YOUR INSTRUCTIONS: Faithfully return all lines, omitting every embedded picture.

DATA PROVIDED:
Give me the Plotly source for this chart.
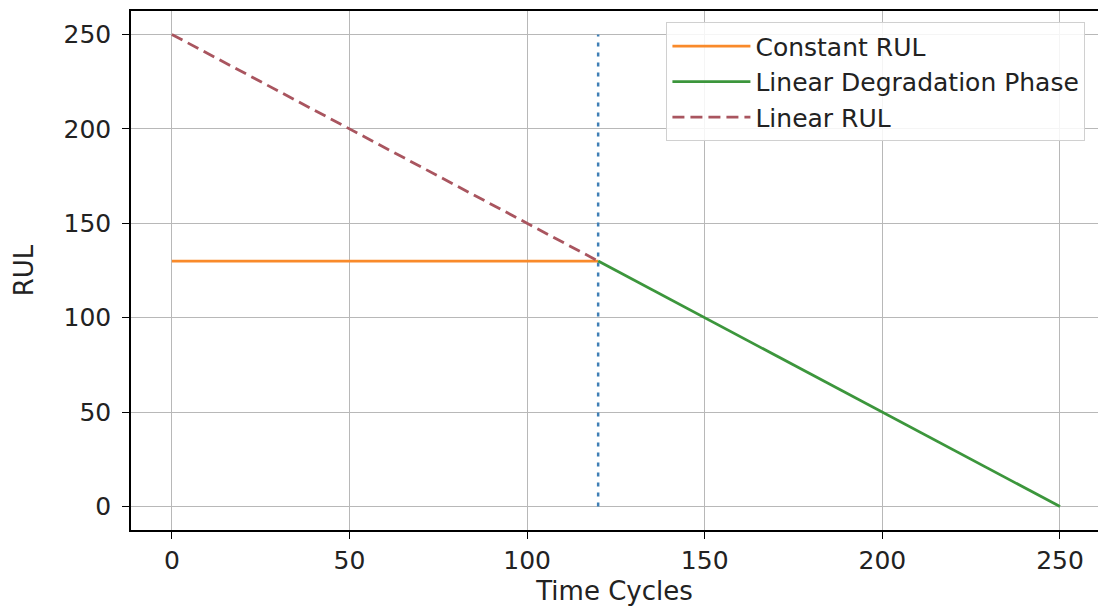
import plotly.graph_objects as go

# Data
const_time = [0, 120]
const_rul = [130, 130]
deg_time = [120, 250]
deg_rul = [130, 0]
linrul_time = [0, 120]
linrul_rul = [250, 130]
change_time = [120, 120]
change_rul = [0, 250]
x_ticks = [0, 50, 100, 150, 200, 250]
y_ticks = [0, 50, 100, 150, 200, 250]

fig = go.Figure()
fig.add_trace(go.Scatter(x=change_time, y=change_rul, mode="lines", showlegend=False,
                         line=dict(color="#3f7fb5", width=2.5, dash="4px,6px")))
fig.add_trace(go.Scatter(x=const_time, y=const_rul, mode="lines", name="Constant RUL",
                         line=dict(color="#f98a2a", width=2.8)))
fig.add_trace(go.Scatter(x=deg_time, y=deg_rul, mode="lines", name="Linear Degradation Phase",
                         line=dict(color="#3c963c", width=2.8)))
fig.add_trace(go.Scatter(x=linrul_time, y=linrul_rul, mode="lines", name="Linear RUL",
                         line=dict(color="#a9555f", width=2.8, dash="12px,6px")))

axis_common = dict(
    showline=True, linecolor="black", linewidth=1.5,
    showgrid=True, gridcolor="#b8b8b8", gridwidth=1,
    ticks="outside", ticklen=7, tickcolor="black", tickwidth=1.2,
    zeroline=False,
    tickfont=dict(family="DejaVu Sans", size=25, color="#222222"),
    title_font=dict(family="DejaVu Sans", size=26, color="#222222"),
)

fig.update_layout(
    width=1098, height=607,
    margin=dict(l=131, r=0, t=11, b=77),
    paper_bgcolor="white", plot_bgcolor="white",
    xaxis=dict(range=[-11.5, 260.7], tickvals=x_ticks, mirror=True,
               title=dict(text="Time Cycles", standoff=8), **axis_common),
    yaxis=dict(range=[-12.4, 262.4], tickvals=y_ticks, mirror=False,
               title=dict(text="RUL", standoff=22),
               ticklabelstandoff=6, **axis_common),
    legend=dict(x=0.987, y=0.978, xanchor="right", yanchor="top", itemwidth=78,
                bgcolor="rgba(255,255,255,0.85)", bordercolor="#d0d0d0", borderwidth=1,
                font=dict(family="DejaVu Sans", size=25, color="#222222")),
    showlegend=True,
)

fig.write_html("out.html")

CORRECT ANSWER:
Give me the Plotly source for this chart.
import plotly.graph_objects as go

# Data
const_time = [0, 120]
const_rul = [130, 130]
deg_time = [120, 250]
deg_rul = [130, 0]
linrul_time = [0, 120]
linrul_rul = [250, 130]
change_time = [120, 120]
change_rul = [0, 250]
x_ticks = [0, 50, 100, 150, 200, 250]
y_ticks = [0, 50, 100, 150, 200, 250]

fig = go.Figure()
fig.add_trace(go.Scatter(x=change_time, y=change_rul, mode="lines", showlegend=False,
                         line=dict(color="#3f7fb5", width=2.5, dash="4px,6px")))
fig.add_trace(go.Scatter(x=const_time, y=const_rul, mode="lines", name="Constant RUL",
                         line=dict(color="#f98a2a", width=2.8)))
fig.add_trace(go.Scatter(x=deg_time, y=deg_rul, mode="lines", name="Linear Degradation Phase",
                         line=dict(color="#3c963c", width=2.8)))
fig.add_trace(go.Scatter(x=linrul_time, y=linrul_rul, mode="lines", name="Linear RUL",
                         line=dict(color="#a9555f", width=2.8, dash="12px,6px")))

axis_common = dict(
    showline=True, linecolor="black", linewidth=1.5,
    showgrid=True, gridcolor="#b8b8b8", gridwidth=1,
    ticks="outside", ticklen=7, tickcolor="black", tickwidth=1.2,
    zeroline=False,
    tickfont=dict(family="DejaVu Sans", size=25, color="#222222"),
    title_font=dict(family="DejaVu Sans", size=26, color="#222222"),
)

fig.update_layout(
    width=1098, height=607,
    margin=dict(l=131, r=0, t=11, b=77),
    paper_bgcolor="white", plot_bgcolor="white",
    xaxis=dict(range=[-11.5, 260.7], tickvals=x_ticks, mirror=True,
               title=dict(text="Time Cycles", standoff=8), **axis_common),
    yaxis=dict(range=[-12.4, 262.4], tickvals=y_ticks, mirror=False,
               title=dict(text="RUL", standoff=22),
               ticklabelstandoff=6, **axis_common),
    legend=dict(x=0.987, y=0.978, xanchor="right", yanchor="top", itemwidth=78,
                bgcolor="rgba(255,255,255,0.85)", bordercolor="#d0d0d0", borderwidth=1,
                font=dict(family="DejaVu Sans", size=25, color="#222222")),
    showlegend=True,
)

fig.write_html("out.html")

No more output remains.